Data firm reveals scale of asking price reductions in central London

Data company Propcision has quantified the scale of asking price reductions on some prime central London properties, with many dropping by 20 per cent and a small number around 30 per cent. 

One particular property’s asking price in Wilton Mews in Westminster has had its price cut by £6m - equivalent to 14 per cent of its original asking figure. This is thought to be the largest asking price fall in absolute terms. 

“Whilst the overall average price reduction in London appears to be between five per cent and seven per cent, the bulk of steeper reductions of 15 per cent to 20 per cent fall mostly on properties in Central London with most taking place in Westminster, Wandsworth, Kensington and Chelsea, Lambeth and Hammersmith and Fulham” says Michelle Ricci, co-founder of Propcision.

However, a few even larger price reductions are to be found across the capital and not just in prime areas, although she says asking price drops of this scale are rare.

“Marketing history of the properties suggest a series of reductions over time.
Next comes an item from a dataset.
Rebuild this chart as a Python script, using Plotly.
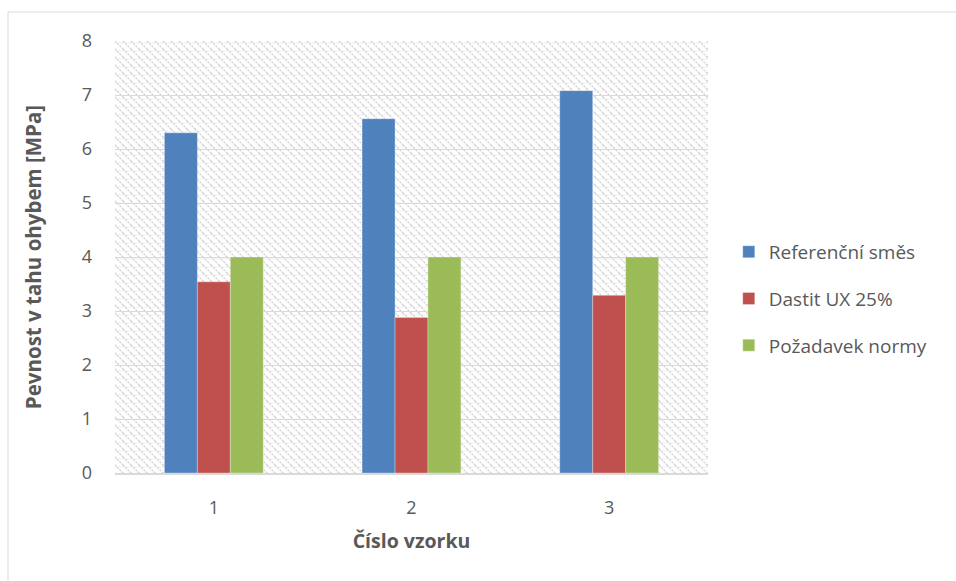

It may be that sellers initially priced ambitiously with hopes of an ever-increasing market. These sellers may now have acclimated themselves to a changing-market strained under a combination of political and economic pressure alongside a series of changes in taxation” says Ricci.

  • Brit Sixteen Sixty Four

    And so it begins. The central London property crash is really starting to get traction. The panama papers with the naming of properties owners in off shore companies combined with the planned marketing of properties to Londoners for 6 months before foreign investors will speed this up.

    We haven't even got onto the effect of Brexit on house prices.

  • icon

    A huge problem and hats off to Michelle and the team for identifying this and other issues within the property market. However, the likelihood that this will have a major effect outside of the capital is small; predominantly as the ultra expensive end of the market, fuelled by foreign money being poured in to clean or protect it from prying eyes, is almost a market within a market and, thus, has an unintentional but real firewall.

  • Brit Sixteen Sixty Four

    House price falls can ripple out of central London just as house price rises have rippled out before. Nine Elms is not central London and the prices are falling like other struggling developments across London. Yearly figures will hide the slowdown, monthly ones will show the spread/contagion.

  • Terence Dicks

    Who says there is a crash?? Central London prices have been over-inflated for years due to large amounts of money being laundered by overseas "investors" purchasing them. Now the noose is being tightened and these "investors" are being told to declare where the money comes from (even existing owners) the easy living central London agents have had is coming to an end. Time to learn how to be an estate agent methinks. As for a crash-no.